L’adversaire, dans quelques jours, ce sera l’affaire du capitaine Sidibé. Ce Malien va prendre le commandement de l’emprise laissée par Barkhane, il est le successeur de Florent. Les deux hommes, accompagnés de leurs adjoints, s’assoient le 11 octobre, en fin d’après-midi, autour d’une table faite d’une vieille porte en contreplaqué. Un ventilateur tourne à fond et brasse l’air chaud. Le Français assure au Malien que même après son départ, les avions de Barkhane assureront toujours l’appui et le soutien aux Fama de Tessalit. Le Malien demande au Français de multiplier pour ses hommes les "scénarios de défense de l’emprise". "Deux fois par semaine ?", propose Florent. "Trois, et même quatre", insiste Sidibé.

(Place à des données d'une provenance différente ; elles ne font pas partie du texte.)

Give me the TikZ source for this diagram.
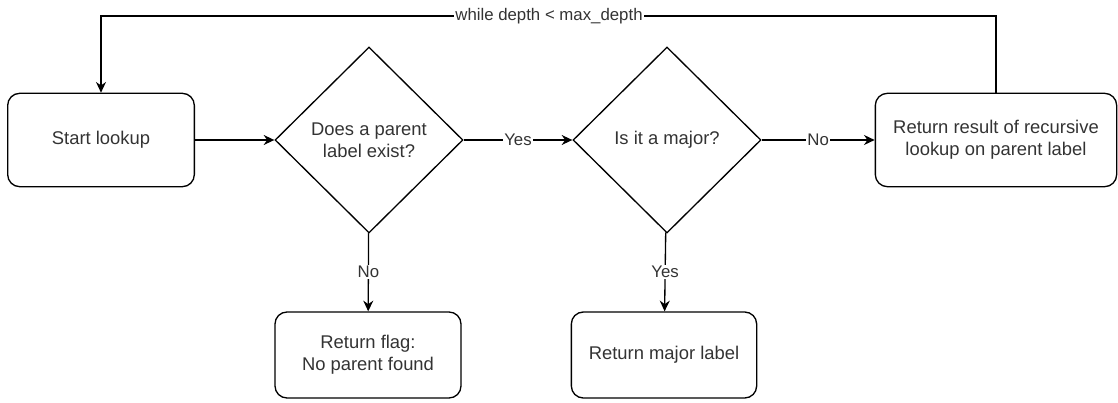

Les tensions politiques entre Bamako et Paris, les deux capitales, ne touchent pas les deux capitaines.
Dehors, les convoyeurs qui vont quitter Tessalit le lendemain, en sont aux derniers préparatifs et aux ultimes consignes. Ils plient les bâches pare-soleil tendues entre les véhicules. Le matin, il n’y aura plus qu’à remballer les lits de camp et les moustiquaires. L’adjudant-chef Quentin, costaud et barbe noire, évoque sa quarantaine de convois au Sahel, dont quelques Tessalit, les plus longs de Barkhane, avec ses 600 et quelque kilomètres, soit 5 à 7 jours de route en moyenne. Il ne reviendra plus à Tessalit. C’est sa dernière nuit ici, avant de rejoindre Gao, avant de passer quelques nuits dans le désert "où les étoiles semblent si proches, où on n’entend plus un bruit".

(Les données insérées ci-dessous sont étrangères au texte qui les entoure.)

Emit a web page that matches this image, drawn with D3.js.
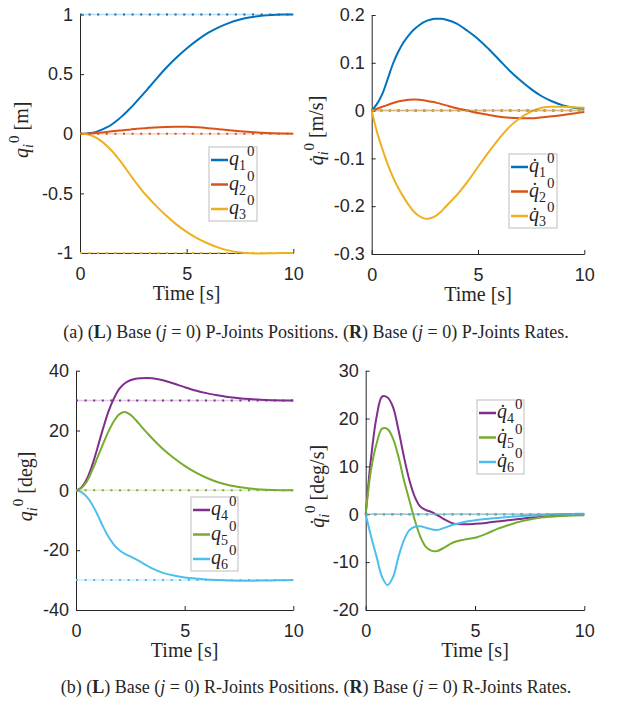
<!DOCTYPE html>
<html>
<head>
<meta charset="utf-8">
<script src="https://cdn.jsdelivr.net/npm/d3@7"></script>
<style>
  body { margin: 0; background: #fff; }
  svg text { fill: #262626; }
</style>
</head>
<body>
<div id="chart"></div>
<script>
// sample times [s]
var time = [0, 0.25, 0.5, 0.75, 1, 1.25, 1.5, 1.75, 2, 2.25, 2.5, 2.75, 3, 3.25, 3.5, 4, 4.5, 5, 5.5, 6, 6.5, 7, 7.5, 8, 8.5, 9, 9.5, 10];

// (a) L : P-joint positions [m]
var q1 = [0, 0.001, 0.006, 0.016, 0.032, 0.053, 0.08, 0.114, 0.152, 0.195, 0.24, 0.29, 0.34, 0.392, 0.444, 0.545, 0.635, 0.715, 0.785, 0.845, 0.892, 0.93, 0.958, 0.977, 0.989, 0.996, 0.999, 1.0];
var q2 = [0, 0.001, 0.003, 0.006, 0.01, 0.015, 0.02, 0.025, 0.03, 0.034, 0.039, 0.043, 0.047, 0.05, 0.053, 0.057, 0.059, 0.058, 0.054, 0.047, 0.038, 0.029, 0.021, 0.014, 0.008, 0.004, 0.002, 0.001];
var q3 = [0, -0.003, -0.012, -0.032, -0.062, -0.1, -0.145, -0.198, -0.255, -0.318, -0.38, -0.44, -0.495, -0.545, -0.592, -0.68, -0.758, -0.823, -0.877, -0.92, -0.955, -0.98, -0.995, -1.003, -1.004, -1.002, -1.0, -1.0];

// (a) R : P-joint rates [m/s]
var dq1 = [0, 0.014, 0.035, 0.066, 0.098, 0.123, 0.143, 0.158, 0.17, 0.179, 0.186, 0.19, 0.192, 0.192, 0.19, 0.182, 0.167, 0.15, 0.129, 0.106, 0.083, 0.063, 0.045, 0.03, 0.019, 0.011, 0.006, 0.004];
var dq2 = [0, 0.004, 0.008, 0.012, 0.016, 0.019, 0.021, 0.0225, 0.023, 0.0225, 0.021, 0.019, 0.017, 0.014, 0.011, 0.005, 0.0, -0.005, -0.009, -0.013, -0.015, -0.016, -0.016, -0.014, -0.012, -0.009, -0.006, -0.003];
var dq3 = [0, -0.045, -0.08, -0.112, -0.139, -0.162, -0.181, -0.198, -0.212, -0.221, -0.226, -0.225, -0.221, -0.212, -0.2, -0.177, -0.149, -0.118, -0.087, -0.058, -0.033, -0.015, -0.002, 0.006, 0.008, 0.008, 0.007, 0.006];

// (b) L : R-joint positions [deg]
var q4 = [0, 1.0, 3.8, 8.5, 14.5, 20.8, 26.5, 30.8, 34, 35.8, 36.8, 37.3, 37.5, 37.6, 37.5, 36.8, 35.7, 34.5, 33.4, 32.5, 31.8, 31.2, 30.8, 30.5, 30.3, 30.15, 30.05, 30.0];
var q5 = [0, 0.8, 3.0, 6.8, 11.2, 15.6, 19.8, 23.2, 25.5, 26.2, 25.3, 23.5, 21.4, 19.4, 17.4, 13.8, 10.8, 8.2, 6.0, 4.2, 2.8, 1.8, 1.1, 0.6, 0.3, 0.12, 0.04, 0];
var q6 = [0, -0.6, -2.2, -4.8, -8.3, -12.2, -15.6, -18.2, -20.0, -21.2, -22.1, -23.0, -24.0, -25.1, -26.1, -27.6, -28.5, -29.1, -29.5, -29.8, -30.0, -30.15, -30.2, -30.2, -30.15, -30.1, -30.05, -30.0];

// (b) R : R-joint rates [deg/s]
var dq4 = [0, 12, 20.4, 24.6, 24.4, 22.4, 17.6, 12, 7.1, 3.6, 1.6, 0.9, 0.5, -0.1, -0.8, -1.9, -2.1, -2.0, -1.8, -1.5, -1.25, -1.0, -0.75, -0.55, -0.35, -0.2, -0.08, 0.0];
var dq5 = [0, 9.5, 14.8, 17.9, 17.8, 15.8, 12, 7.1, 2.9, -1.3, -4.7, -6.8, -7.6, -7.7, -7.2, -5.9, -5.3, -4.9, -4.1, -3.1, -2.3, -1.6, -1.1, -0.7, -0.5, -0.35, -0.25, -0.2];
var dq6 = [0, -4.7, -8.9, -13.1, -14.8, -13.1, -8.9, -5.4, -3.3, -2.6, -2.5, -2.8, -3.1, -3.3, -3.0, -2.2, -1.6, -1.25, -1.0, -0.77, -0.55, -0.4, -0.25, -0.15, -0.05, 0.05, 0.08, 0.1];

// desired (reference) values, drawn dotted
var refP = [1, 0, -1];
var refPdot = [0, 0, 0];
var refR = [30, 0, -30];
var refRdot = [0, 0, 0];

// ticks
var xTicks = [0, 5, 10];
var yTicksP = [-1, -0.5, 0, 0.5, 1];
var yTicksPdot = [-0.3, -0.2, -0.1, 0, 0.1, 0.2];
var yTicksR = [-40, -20, 0, 20, 40];
var yTicksRdot = [-20, -10, 0, 10, 20, 30];

var colorsP = ["#0072BD", "#D95319", "#EDB120"];
var colorsR = ["#7E2F8E", "#77AC30", "#4DBEEE"];

var width = 618, height = 701;
var serif = "'Liberation Serif', 'Times New Roman', serif";
var sans = "'Liberation Sans', Arial, sans-serif";

var svg = d3.select("#chart").append("svg")
    .attr("width", width)
    .attr("height", height)
    .style("background", "#fff");

// writes {q_idx}^0 ; index digits upright, letters italic
function symbol(text, idx, dot) {
    text.append("tspan").attr("font-style", "italic").text(dot ? "q\u0307" : "q");
    text.append("tspan").attr("font-style", isNaN(+idx) ? "italic" : "normal")
        .attr("font-size", 14).attr("dy", 5).text(idx);
    text.append("tspan").attr("font-size", 15).attr("dy", -14).attr("dx", 1).text("0");
}

function panel(p) {
    var x = d3.scaleLinear().domain([0, 10]).range([p.left, p.right]);
    var y = d3.scaleLinear().domain(p.yDomain).range([p.bottom, p.top]);
    var g = svg.append("g");

    // axes, ticks pointing inward like MATLAB
    g.append("g")
        .attr("transform", `translate(0,${p.bottom})`)
        .call(d3.axisBottom(x).tickValues(xTicks).tickSizeInner(-4).tickSizeOuter(0).tickPadding(14))
        .call(a => a.selectAll("text").style("font-family", sans).style("font-size", "18px").attr("fill", "#262626"))
        .call(a => a.selectAll("line, path").attr("stroke", "#262626"));
    g.append("g")
        .attr("transform", `translate(${p.left},0)`)
        .call(d3.axisLeft(y).tickValues(p.yTicks).tickSizeInner(-4).tickSizeOuter(0).tickPadding(7)
            .tickFormat(d => String(d)))
        .call(a => a.selectAll("text").style("font-family", sans).style("font-size", "18px").attr("fill", "#262626"))
        .call(a => a.selectAll("line, path").attr("stroke", "#262626"));

    var line = d3.line()
        .x((d, i) => x(time[i]))
        .y(d => y(d))
        .curve(d3.curveCatmullRom.alpha(0.5));

    p.series.forEach(function (s, k) {
        g.append("path")
            .datum(s)
            .attr("fill", "none")
            .attr("stroke", p.colors[k])
            .attr("stroke-width", 2)
            .attr("d", line);
    });

    // dotted reference lines
    p.refs.forEach(function (r, k) {
        g.append("line")
            .attr("x1", x(0)).attr("x2", x(10))
            .attr("y1", y(r)).attr("y2", y(r))
            .attr("stroke", p.colors[k]).attr("stroke-width", 1.5).attr("stroke-opacity", 0.25);
        g.append("line")
            .attr("x1", x(0)).attr("x2", x(10))
            .attr("y1", y(r)).attr("y2", y(r))
            .attr("stroke", p.colors[k]).attr("stroke-width", 2)
            .attr("stroke-dasharray", "2,6.6");
    });

    // axis titles
    g.append("text")
        .attr("x", (p.left + p.right) / 2)
        .attr("y", p.bottom + 47)
        .attr("text-anchor", "middle")
        .style("font-family", serif).style("font-size", "20px")
        .text("Time [s]");

    var yl = g.append("text")
        .attr("transform", `translate(${p.ylabelX},${(p.top + p.bottom) / 2 - 4}) rotate(-90)`)
        .attr("text-anchor", "middle")
        .style("font-family", serif).style("font-size", "20px");
    symbol(yl, "i", p.dot);
    yl.append("tspan").attr("dy", 9).text("\u00a0[" + p.unit + "]");

    // legend
    var lg = g.append("g").attr("transform", `translate(${p.legend[0]},${p.legend[1]})`);
    lg.append("rect")
        .attr("width", p.legend[2]).attr("height", 74)
        .attr("fill", "#fff").attr("stroke", "#bdbdbd").attr("stroke-width", 1);
    p.names.forEach(function (n, k) {
        var ry = 13 + k * 24.5;
        lg.append("line")
            .attr("x1", 2).attr("x2", 19).attr("y1", ry).attr("y2", ry)
            .attr("stroke", p.colors[k]).attr("stroke-width", 2.5);
        var t = lg.append("text")
            .attr("x", 20).attr("y", ry + 5)
            .style("font-family", serif).style("font-size", "20px");
        symbol(t, n, p.dot);
    });
}

panel({ left: 80, right: 293.3, top: 14.5, bottom: 253, yDomain: [-1, 1], yTicks: yTicksP,
    series: [q1, q2, q3], refs: refP, colors: colorsP, names: ["1", "2", "3"],
    dot: false, unit: "m", ylabelX: 28, legend: [209, 147, 48] });
panel({ left: 371.7, right: 584.3, top: 15, bottom: 254, yDomain: [-0.3, 0.2], yTicks: yTicksPdot,
    series: [dq1, dq2, dq3], refs: refPdot, colors: colorsP, names: ["1", "2", "3"],
    dot: true, unit: "m/s", ylabelX: 323, legend: [509, 154, 48] });
panel({ left: 76, right: 293.3, top: 370.7, bottom: 610, yDomain: [-40, 40], yTicks: yTicksR,
    series: [q4, q5, q6], refs: refR, colors: colorsR, names: ["4", "5", "6"],
    dot: false, unit: "deg", ylabelX: 32, legend: [191, 497, 47] });
panel({ left: 365.7, right: 584.3, top: 370.7, bottom: 610, yDomain: [-20, 30], yTicks: yTicksRdot,
    series: [dq4, dq5, dq6], refs: refRdot, colors: colorsR, names: ["4", "5", "6"],
    dot: true, unit: "deg/s", ylabelX: 324, legend: [477, 400, 47] });

// captions
function caption(y, letter, kind) {
    var t = svg.append("text")
        .attr("x", 316).attr("y", y)
        .attr("text-anchor", "middle")
        .style("font-family", serif).style("font-size", "18px");
    t.append("tspan").text("(" + letter + ") (");
    t.append("tspan").attr("font-weight", "bold").text("L");
    t.append("tspan").text(") Base (");
    t.append("tspan").attr("font-style", "italic").text("j");
    t.append("tspan").text(" = 0) " + kind + "-Joints Positions. (");
    t.append("tspan").attr("font-weight", "bold").text("R");
    t.append("tspan").text(") Base (");
    t.append("tspan").attr("font-style", "italic").text("j");
    t.append("tspan").text(" = 0) " + kind + "-Joints Rates.");
}
caption(338, "a", "P");
caption(693, "b", "R");
</script>
</body>
</html>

À 5 heures, le 12 octobre, le chef du convoi convoque ses sous-officiers, qui se rangent en carré autour de lui. Parcours, dangers des IED, galère des crevaisons et des ensablements, le briefing dure quelques minutes dans la lumière des phares des véhicules prêts à partir. À 7 heures, les derniers poids lourds, escortés par les derniers blindés, s’extraient de la chicane qui marque la sortie du camp. Les 80 soldats français restants sont un peu placés à l’isolement.
"On est seuls au monde, on ne peut compter que sur nous, on est loin de tout, loin des moyens, loin des chefs, reprend Thibault. Mais c’est là qu’on se révèle et c’est assez beau de voir ça." Florent poursuit sur la fierté d’être un soldat "sur un site isolé, en particulier à Tessalit, verrou de l’Algérie, carrefour historique des trafics touaregs, avec le mythique Adrar des Ifoghas". Il a déjà en tête le discours qu’il prononcera le jour où le drapeau français descendra du mât installé sur la petite place d’armes. En attendant ce jour, et sauf si une urgence le réclame, le médecin-chef Julien continuera à monter sur le toit d’un bâtiment pour admirer la lumière du ciel d’après-midi sur les montagnes voisines. Le doc, féru d’histoire et de géographie locales, "en amateur", raconte les officiers méharistes français du siècle dernier installés à Tessalit, où ils croisaient déjà les "nobles et belliqueuses familles touaregs". C’est ainsi que peuvent se voir les 80 soldats de Tessalit : les derniers méharistes du "septentrion malien".